GIVEN RECORDS:
--*--
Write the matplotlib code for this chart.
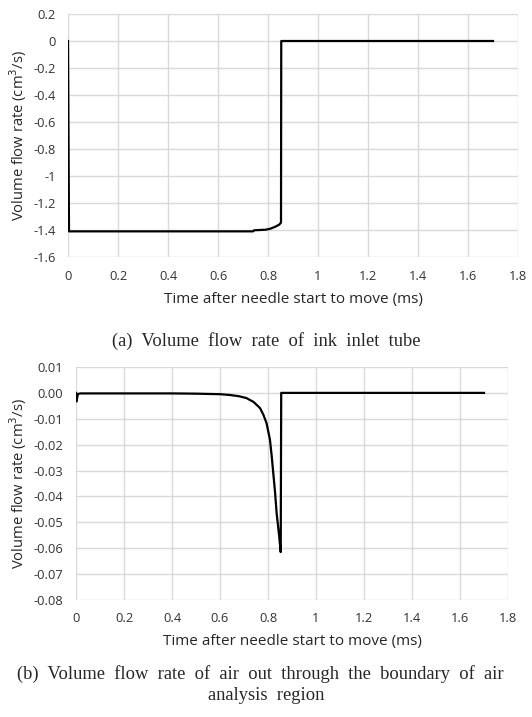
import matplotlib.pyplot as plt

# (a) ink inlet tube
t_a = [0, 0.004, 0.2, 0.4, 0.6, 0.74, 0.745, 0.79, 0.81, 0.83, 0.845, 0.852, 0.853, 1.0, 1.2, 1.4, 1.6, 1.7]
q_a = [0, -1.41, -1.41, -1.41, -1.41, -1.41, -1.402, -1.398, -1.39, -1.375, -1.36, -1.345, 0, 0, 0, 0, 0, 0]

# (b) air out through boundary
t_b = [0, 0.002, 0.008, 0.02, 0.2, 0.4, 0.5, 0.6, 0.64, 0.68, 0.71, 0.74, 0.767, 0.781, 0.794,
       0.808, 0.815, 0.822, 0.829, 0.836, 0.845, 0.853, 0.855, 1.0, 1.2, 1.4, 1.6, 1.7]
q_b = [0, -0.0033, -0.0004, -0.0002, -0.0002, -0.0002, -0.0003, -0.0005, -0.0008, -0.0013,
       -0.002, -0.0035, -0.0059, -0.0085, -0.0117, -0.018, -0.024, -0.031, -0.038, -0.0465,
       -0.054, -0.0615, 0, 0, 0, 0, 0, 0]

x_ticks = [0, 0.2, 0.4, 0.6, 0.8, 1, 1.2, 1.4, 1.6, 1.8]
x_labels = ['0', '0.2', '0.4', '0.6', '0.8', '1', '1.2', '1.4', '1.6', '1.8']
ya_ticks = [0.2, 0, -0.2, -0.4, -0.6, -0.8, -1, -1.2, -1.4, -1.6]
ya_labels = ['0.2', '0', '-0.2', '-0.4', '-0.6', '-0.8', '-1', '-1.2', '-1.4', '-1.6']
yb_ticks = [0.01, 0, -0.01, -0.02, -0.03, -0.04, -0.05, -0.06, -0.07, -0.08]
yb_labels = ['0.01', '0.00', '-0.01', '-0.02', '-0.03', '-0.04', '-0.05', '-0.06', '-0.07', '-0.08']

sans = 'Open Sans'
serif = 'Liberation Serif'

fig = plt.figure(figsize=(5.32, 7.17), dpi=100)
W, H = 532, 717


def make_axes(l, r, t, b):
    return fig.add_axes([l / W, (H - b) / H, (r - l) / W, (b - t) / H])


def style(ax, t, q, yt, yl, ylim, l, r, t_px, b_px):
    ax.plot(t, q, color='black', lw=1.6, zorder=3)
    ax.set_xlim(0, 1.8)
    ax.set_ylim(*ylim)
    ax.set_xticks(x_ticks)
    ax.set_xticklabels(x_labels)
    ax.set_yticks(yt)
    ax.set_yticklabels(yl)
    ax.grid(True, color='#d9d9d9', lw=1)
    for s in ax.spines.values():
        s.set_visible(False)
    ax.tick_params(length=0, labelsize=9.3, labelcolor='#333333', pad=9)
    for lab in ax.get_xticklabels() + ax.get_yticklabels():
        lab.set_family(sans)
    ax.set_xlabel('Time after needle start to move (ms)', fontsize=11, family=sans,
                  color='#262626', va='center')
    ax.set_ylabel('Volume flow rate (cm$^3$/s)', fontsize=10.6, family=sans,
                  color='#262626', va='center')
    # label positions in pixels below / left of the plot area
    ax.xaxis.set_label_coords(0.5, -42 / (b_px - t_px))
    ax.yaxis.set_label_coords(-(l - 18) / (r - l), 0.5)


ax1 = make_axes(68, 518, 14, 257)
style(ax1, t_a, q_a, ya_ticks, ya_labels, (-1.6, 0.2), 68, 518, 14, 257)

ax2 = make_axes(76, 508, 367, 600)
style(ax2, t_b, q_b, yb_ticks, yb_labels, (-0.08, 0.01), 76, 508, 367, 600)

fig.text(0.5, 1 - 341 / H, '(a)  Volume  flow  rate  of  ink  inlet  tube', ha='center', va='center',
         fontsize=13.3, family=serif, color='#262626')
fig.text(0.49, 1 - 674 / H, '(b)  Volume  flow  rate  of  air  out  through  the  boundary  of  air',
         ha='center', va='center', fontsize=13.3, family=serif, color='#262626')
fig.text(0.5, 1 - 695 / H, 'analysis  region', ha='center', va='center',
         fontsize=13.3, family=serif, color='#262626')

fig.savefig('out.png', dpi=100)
--*--
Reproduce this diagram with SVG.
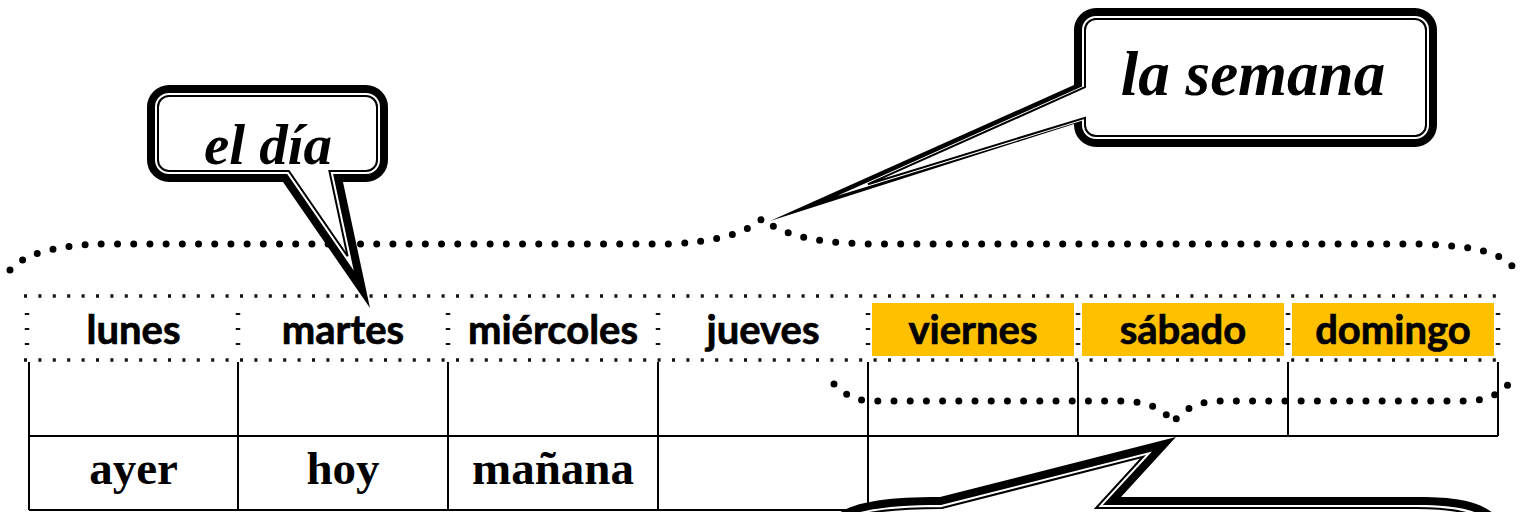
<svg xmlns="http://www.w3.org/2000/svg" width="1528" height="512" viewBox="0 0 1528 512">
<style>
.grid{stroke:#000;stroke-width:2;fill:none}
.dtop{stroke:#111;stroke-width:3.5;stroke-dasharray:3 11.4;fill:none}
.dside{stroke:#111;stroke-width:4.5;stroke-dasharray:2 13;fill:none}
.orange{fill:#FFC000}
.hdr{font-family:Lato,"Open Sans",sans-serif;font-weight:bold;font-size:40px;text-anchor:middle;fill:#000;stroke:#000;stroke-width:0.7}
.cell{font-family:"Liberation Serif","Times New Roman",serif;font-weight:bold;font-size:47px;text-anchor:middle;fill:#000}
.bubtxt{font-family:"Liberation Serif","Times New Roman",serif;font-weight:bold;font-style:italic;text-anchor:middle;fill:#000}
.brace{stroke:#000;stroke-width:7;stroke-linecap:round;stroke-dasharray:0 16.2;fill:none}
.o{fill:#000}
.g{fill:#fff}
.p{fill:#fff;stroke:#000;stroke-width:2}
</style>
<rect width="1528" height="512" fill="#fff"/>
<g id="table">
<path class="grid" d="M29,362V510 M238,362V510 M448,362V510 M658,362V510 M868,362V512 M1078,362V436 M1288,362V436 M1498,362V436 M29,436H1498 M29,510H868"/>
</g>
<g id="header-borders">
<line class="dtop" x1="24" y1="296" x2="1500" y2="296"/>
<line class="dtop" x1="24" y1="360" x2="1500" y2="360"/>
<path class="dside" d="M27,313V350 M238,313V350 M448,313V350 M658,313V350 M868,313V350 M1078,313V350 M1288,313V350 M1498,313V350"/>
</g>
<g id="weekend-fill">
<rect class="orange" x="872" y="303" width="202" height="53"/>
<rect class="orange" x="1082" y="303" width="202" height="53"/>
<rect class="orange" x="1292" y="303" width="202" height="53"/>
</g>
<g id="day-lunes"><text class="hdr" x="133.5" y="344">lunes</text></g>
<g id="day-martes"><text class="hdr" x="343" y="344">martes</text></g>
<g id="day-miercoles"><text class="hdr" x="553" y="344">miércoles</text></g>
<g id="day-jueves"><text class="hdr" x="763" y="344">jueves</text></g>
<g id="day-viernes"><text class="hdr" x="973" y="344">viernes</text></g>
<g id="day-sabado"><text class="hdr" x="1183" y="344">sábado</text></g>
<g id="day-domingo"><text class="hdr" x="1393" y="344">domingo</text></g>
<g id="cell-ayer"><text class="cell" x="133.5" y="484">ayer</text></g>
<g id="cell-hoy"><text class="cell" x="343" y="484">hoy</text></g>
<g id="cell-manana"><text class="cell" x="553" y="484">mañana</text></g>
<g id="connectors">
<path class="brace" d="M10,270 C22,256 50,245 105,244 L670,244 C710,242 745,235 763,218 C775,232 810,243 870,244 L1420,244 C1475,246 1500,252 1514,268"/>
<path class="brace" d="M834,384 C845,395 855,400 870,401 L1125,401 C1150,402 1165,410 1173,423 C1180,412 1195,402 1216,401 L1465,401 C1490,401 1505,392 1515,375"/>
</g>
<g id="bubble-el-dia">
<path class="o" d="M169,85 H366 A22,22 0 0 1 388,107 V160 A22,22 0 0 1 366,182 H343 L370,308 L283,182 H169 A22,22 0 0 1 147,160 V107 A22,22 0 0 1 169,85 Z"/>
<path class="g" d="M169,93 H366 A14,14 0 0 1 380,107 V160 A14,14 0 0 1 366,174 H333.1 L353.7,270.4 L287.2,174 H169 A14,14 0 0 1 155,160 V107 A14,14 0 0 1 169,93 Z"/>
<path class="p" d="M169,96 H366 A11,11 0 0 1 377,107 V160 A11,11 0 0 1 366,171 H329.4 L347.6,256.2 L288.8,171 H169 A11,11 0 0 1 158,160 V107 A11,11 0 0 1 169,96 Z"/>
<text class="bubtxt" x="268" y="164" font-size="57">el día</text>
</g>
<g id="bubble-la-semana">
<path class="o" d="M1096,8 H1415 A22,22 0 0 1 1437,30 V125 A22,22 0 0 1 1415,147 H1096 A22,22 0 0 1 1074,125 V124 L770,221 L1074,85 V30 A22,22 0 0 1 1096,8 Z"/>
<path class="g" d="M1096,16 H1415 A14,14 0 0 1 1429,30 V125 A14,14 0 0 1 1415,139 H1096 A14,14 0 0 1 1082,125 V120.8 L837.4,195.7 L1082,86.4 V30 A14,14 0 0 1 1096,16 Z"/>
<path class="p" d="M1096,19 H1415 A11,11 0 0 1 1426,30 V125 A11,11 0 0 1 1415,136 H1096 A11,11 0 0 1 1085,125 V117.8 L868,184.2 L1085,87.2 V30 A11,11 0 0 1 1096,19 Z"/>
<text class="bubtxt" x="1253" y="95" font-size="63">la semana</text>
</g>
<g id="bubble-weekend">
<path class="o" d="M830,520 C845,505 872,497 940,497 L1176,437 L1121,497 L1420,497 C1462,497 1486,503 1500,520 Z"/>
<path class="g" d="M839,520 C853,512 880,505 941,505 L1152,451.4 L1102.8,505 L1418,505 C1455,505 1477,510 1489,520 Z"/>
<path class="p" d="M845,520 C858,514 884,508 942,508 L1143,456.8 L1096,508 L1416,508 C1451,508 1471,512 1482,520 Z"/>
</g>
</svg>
--*--
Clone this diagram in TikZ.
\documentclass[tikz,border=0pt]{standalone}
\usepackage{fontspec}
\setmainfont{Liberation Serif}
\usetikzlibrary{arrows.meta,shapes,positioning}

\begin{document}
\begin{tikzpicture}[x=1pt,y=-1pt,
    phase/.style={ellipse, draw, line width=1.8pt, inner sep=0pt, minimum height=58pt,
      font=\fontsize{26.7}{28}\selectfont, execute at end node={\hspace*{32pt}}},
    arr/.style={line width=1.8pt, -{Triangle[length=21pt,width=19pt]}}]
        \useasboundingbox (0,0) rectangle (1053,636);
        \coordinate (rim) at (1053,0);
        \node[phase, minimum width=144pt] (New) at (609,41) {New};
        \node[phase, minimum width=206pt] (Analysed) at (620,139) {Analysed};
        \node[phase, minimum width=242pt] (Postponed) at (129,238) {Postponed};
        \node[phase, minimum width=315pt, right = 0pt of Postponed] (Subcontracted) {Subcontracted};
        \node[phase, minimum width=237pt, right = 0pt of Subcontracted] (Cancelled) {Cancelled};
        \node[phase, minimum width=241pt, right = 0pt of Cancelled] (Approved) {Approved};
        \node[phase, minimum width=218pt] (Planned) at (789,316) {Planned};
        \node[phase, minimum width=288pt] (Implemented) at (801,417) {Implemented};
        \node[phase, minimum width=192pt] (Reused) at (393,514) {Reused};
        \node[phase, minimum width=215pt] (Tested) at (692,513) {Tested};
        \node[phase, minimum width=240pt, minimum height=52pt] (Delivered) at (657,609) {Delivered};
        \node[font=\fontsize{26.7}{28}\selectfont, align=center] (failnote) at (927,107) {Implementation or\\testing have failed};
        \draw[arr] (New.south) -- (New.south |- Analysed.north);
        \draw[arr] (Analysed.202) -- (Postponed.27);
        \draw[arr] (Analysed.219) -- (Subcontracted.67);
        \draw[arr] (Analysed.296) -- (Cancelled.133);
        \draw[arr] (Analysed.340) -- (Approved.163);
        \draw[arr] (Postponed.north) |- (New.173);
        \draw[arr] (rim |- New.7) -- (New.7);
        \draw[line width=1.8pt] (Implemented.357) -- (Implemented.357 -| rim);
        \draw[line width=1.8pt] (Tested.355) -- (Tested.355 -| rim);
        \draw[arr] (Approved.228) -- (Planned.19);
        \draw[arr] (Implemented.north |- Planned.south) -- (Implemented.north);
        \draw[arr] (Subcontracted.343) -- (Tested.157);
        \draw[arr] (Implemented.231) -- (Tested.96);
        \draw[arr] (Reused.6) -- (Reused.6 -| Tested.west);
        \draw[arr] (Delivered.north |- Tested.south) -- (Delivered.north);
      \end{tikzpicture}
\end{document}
--*--
TASK OBJECTIVE: In the listing above, find the line with "Write the matplotlib code for this chart." and the line with "return fig.add_axes([l /". Set down exactly those lines and everything between them, skipping pictures.

EXPECTED ANSWER:
Write the matplotlib code for this chart.
import matplotlib.pyplot as plt

# (a) ink inlet tube
t_a = [0, 0.004, 0.2, 0.4, 0.6, 0.74, 0.745, 0.79, 0.81, 0.83, 0.845, 0.852, 0.853, 1.0, 1.2, 1.4, 1.6, 1.7]
q_a = [0, -1.41, -1.41, -1.41, -1.41, -1.41, -1.402, -1.398, -1.39, -1.375, -1.36, -1.345, 0, 0, 0, 0, 0, 0]

# (b) air out through boundary
t_b = [0, 0.002, 0.008, 0.02, 0.2, 0.4, 0.5, 0.6, 0.64, 0.68, 0.71, 0.74, 0.767, 0.781, 0.794,
       0.808, 0.815, 0.822, 0.829, 0.836, 0.845, 0.853, 0.855, 1.0, 1.2, 1.4, 1.6, 1.7]
q_b = [0, -0.0033, -0.0004, -0.0002, -0.0002, -0.0002, -0.0003, -0.0005, -0.0008, -0.0013,
       -0.002, -0.0035, -0.0059, -0.0085, -0.0117, -0.018, -0.024, -0.031, -0.038, -0.0465,
       -0.054, -0.0615, 0, 0, 0, 0, 0, 0]

x_ticks = [0, 0.2, 0.4, 0.6, 0.8, 1, 1.2, 1.4, 1.6, 1.8]
x_labels = ['0', '0.2', '0.4', '0.6', '0.8', '1', '1.2', '1.4', '1.6', '1.8']
ya_ticks = [0.2, 0, -0.2, -0.4, -0.6, -0.8, -1, -1.2, -1.4, -1.6]
ya_labels = ['0.2', '0', '-0.2', '-0.4', '-0.6', '-0.8', '-1', '-1.2', '-1.4', '-1.6']
yb_ticks = [0.01, 0, -0.01, -0.02, -0.03, -0.04, -0.05, -0.06, -0.07, -0.08]
yb_labels = ['0.01', '0.00', '-0.01', '-0.02', '-0.03', '-0.04', '-0.05', '-0.06', '-0.07', '-0.08']

sans = 'Open Sans'
serif = 'Liberation Serif'

fig = plt.figure(figsize=(5.32, 7.17), dpi=100)
W, H = 532, 717


def make_axes(l, r, t, b):
    return fig.add_axes([l / W, (H - b) / H, (r - l) / W, (b - t) / H])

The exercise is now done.